▶ _Provided material_:
#####

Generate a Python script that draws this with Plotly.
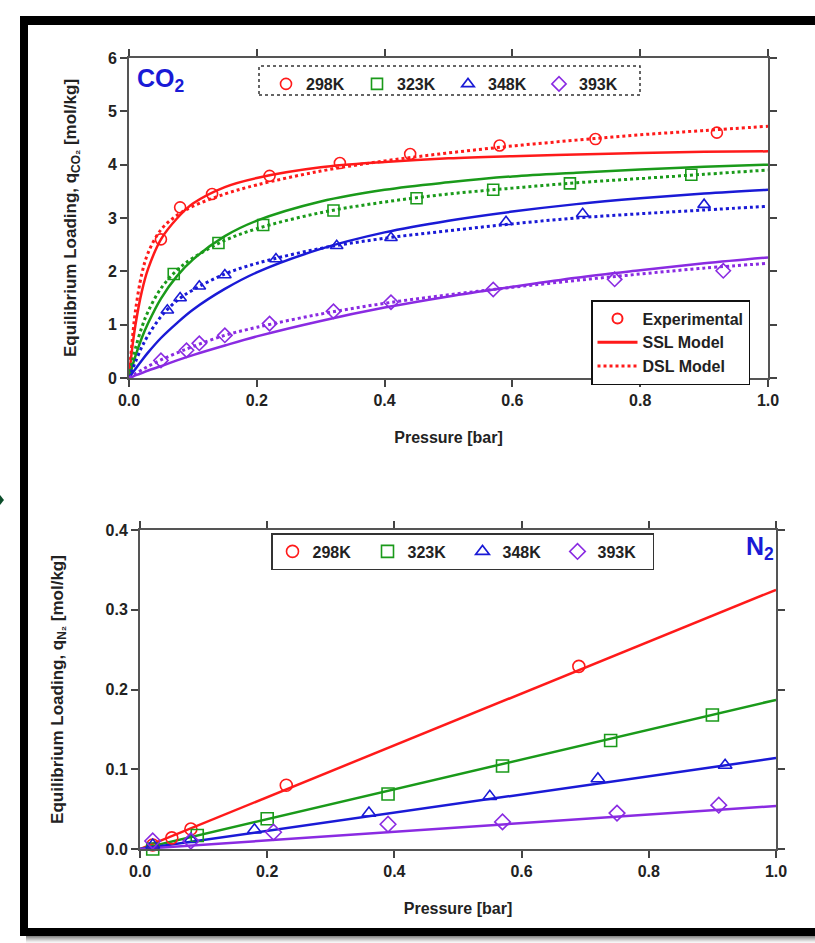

#####

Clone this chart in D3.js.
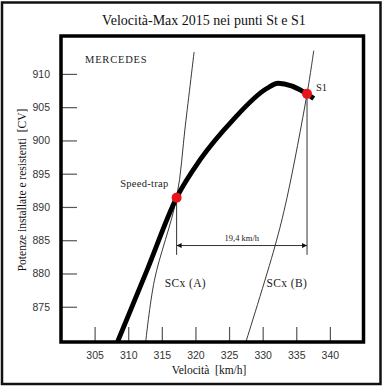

#####

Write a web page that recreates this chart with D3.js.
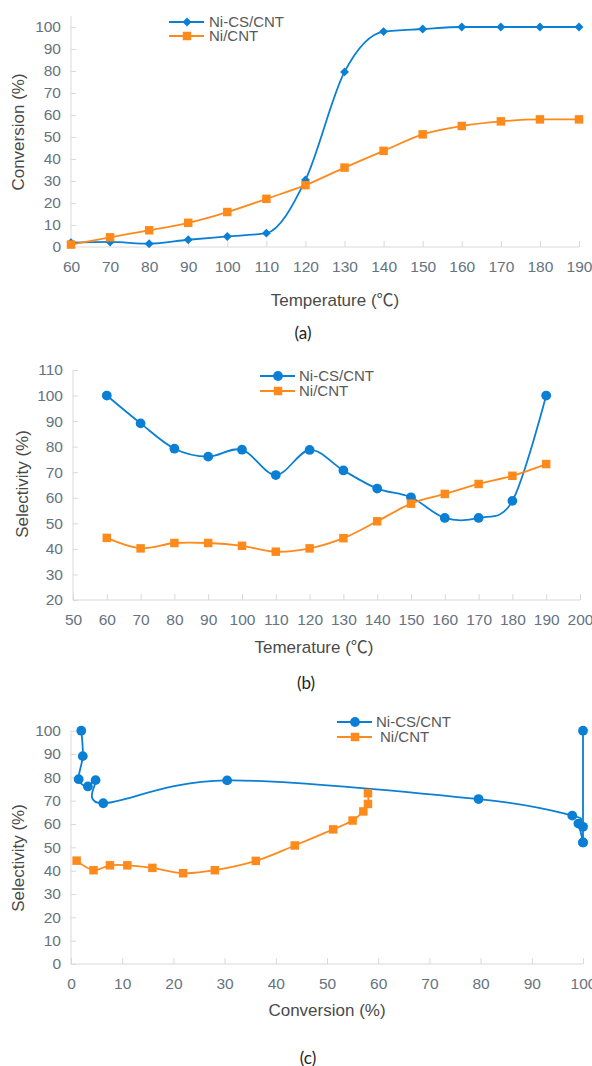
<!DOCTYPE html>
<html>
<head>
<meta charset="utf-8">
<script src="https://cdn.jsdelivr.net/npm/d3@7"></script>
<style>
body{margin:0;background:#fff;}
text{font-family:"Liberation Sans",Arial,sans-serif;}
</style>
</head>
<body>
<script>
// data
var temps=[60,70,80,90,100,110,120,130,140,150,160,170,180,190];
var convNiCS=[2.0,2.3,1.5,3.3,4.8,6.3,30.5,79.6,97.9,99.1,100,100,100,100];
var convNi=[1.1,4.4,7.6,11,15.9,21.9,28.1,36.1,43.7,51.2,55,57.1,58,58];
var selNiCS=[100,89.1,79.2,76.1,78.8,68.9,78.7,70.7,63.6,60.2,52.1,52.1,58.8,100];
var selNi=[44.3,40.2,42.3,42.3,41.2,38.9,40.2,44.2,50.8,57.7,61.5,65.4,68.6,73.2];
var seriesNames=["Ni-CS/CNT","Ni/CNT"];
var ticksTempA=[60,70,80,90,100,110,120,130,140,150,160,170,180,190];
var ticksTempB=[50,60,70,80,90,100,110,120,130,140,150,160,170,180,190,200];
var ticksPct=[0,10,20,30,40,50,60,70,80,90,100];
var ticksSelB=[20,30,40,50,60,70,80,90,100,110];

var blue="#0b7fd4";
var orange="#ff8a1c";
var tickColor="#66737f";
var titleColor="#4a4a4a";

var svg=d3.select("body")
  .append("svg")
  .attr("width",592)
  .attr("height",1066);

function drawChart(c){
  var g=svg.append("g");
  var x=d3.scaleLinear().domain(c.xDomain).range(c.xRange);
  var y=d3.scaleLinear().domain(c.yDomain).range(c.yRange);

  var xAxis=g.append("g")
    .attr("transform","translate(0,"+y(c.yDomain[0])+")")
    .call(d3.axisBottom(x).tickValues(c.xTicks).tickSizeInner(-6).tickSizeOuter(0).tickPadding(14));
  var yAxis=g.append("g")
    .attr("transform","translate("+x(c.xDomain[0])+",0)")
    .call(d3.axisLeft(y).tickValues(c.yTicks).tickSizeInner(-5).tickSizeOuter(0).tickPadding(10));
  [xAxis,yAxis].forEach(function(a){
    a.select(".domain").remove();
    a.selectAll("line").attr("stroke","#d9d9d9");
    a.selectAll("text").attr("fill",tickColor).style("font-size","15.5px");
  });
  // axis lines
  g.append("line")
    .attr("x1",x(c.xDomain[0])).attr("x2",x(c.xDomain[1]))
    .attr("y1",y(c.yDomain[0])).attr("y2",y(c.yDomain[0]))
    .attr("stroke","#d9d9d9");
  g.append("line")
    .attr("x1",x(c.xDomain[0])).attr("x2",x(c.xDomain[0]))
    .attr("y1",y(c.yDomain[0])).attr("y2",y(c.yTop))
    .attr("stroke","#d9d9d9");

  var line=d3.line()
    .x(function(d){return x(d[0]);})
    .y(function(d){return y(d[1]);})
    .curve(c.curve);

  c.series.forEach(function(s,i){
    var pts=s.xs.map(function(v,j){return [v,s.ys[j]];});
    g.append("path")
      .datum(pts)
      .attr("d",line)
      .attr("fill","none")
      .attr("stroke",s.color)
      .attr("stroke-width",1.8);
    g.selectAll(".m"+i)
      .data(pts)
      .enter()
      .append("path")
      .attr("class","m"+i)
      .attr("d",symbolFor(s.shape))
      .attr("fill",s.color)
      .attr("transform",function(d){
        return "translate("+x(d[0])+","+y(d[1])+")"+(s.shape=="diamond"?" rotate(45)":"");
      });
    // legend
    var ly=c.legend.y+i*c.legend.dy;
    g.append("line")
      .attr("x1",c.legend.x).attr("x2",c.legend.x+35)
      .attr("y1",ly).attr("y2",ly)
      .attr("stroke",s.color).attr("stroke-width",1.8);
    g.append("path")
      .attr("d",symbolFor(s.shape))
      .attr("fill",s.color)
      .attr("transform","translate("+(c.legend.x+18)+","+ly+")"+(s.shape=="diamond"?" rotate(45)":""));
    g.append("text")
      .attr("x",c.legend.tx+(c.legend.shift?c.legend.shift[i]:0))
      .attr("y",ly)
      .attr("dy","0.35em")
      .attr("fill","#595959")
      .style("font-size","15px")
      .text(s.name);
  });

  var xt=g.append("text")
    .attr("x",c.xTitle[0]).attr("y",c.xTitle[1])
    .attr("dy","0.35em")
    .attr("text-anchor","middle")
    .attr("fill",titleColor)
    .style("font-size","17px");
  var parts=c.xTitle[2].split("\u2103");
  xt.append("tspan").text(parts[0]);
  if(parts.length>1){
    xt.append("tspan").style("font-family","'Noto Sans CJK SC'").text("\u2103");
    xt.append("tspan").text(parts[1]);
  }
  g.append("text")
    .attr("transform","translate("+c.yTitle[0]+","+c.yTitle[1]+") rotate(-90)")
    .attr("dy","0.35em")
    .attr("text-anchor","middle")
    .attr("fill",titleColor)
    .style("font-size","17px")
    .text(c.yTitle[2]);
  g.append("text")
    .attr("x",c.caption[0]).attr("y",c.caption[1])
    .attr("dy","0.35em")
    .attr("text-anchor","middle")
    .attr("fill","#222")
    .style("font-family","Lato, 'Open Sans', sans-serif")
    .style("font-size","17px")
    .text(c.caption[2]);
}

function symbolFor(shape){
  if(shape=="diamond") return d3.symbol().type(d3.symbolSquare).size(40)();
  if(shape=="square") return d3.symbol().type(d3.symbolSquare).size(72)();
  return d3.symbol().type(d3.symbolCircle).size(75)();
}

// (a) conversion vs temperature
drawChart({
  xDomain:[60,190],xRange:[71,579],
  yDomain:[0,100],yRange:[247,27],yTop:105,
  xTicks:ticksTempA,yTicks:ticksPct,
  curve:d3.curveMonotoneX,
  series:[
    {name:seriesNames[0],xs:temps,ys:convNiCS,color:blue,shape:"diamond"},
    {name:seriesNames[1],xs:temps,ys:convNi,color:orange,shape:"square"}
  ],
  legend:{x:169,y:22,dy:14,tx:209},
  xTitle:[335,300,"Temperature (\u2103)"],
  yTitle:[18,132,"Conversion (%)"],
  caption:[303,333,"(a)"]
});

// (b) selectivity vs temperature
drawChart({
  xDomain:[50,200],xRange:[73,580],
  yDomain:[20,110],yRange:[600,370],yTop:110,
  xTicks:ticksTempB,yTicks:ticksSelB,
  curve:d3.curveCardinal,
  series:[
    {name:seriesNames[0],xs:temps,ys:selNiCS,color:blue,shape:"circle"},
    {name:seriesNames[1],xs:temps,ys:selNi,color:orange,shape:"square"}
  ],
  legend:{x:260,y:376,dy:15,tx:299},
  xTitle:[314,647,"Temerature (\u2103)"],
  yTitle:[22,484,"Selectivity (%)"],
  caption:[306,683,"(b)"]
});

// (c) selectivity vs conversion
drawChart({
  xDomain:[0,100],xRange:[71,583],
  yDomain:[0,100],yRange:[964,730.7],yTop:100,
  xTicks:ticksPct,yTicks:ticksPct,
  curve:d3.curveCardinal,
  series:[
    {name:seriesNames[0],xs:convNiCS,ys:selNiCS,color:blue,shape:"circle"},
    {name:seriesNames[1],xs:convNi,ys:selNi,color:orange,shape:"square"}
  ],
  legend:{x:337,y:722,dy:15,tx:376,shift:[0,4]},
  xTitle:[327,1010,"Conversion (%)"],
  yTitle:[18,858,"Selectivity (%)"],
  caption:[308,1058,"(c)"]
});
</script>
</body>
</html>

#####

▶ _Task brief_:
Above are some records. Reproduce the lines from the one with "Write a web" down to the one with "var y=d3.scaleLinear().domain(c.yDomain).range(c.yRange);", keeping both, and leave every picture out.

▶ _Correct result_:
Write a web page that recreates this chart with D3.js.
<!DOCTYPE html>
<html>
<head>
<meta charset="utf-8">
<script src="https://cdn.jsdelivr.net/npm/d3@7"></script>
<style>
body{margin:0;background:#fff;}
text{font-family:"Liberation Sans",Arial,sans-serif;}
</style>
</head>
<body>
<script>
// data
var temps=[60,70,80,90,100,110,120,130,140,150,160,170,180,190];
var convNiCS=[2.0,2.3,1.5,3.3,4.8,6.3,30.5,79.6,97.9,99.1,100,100,100,100];
var convNi=[1.1,4.4,7.6,11,15.9,21.9,28.1,36.1,43.7,51.2,55,57.1,58,58];
var selNiCS=[100,89.1,79.2,76.1,78.8,68.9,78.7,70.7,63.6,60.2,52.1,52.1,58.8,100];
var selNi=[44.3,40.2,42.3,42.3,41.2,38.9,40.2,44.2,50.8,57.7,61.5,65.4,68.6,73.2];
var seriesNames=["Ni-CS/CNT","Ni/CNT"];
var ticksTempA=[60,70,80,90,100,110,120,130,140,150,160,170,180,190];
var ticksTempB=[50,60,70,80,90,100,110,120,130,140,150,160,170,180,190,200];
var ticksPct=[0,10,20,30,40,50,60,70,80,90,100];
var ticksSelB=[20,30,40,50,60,70,80,90,100,110];

var blue="#0b7fd4";
var orange="#ff8a1c";
var tickColor="#66737f";
var titleColor="#4a4a4a";

var svg=d3.select("body")
  .append("svg")
  .attr("width",592)
  .attr("height",1066);

function drawChart(c){
  var g=svg.append("g");
  var x=d3.scaleLinear().domain(c.xDomain).range(c.xRange);
  var y=d3.scaleLinear().domain(c.yDomain).range(c.yRange);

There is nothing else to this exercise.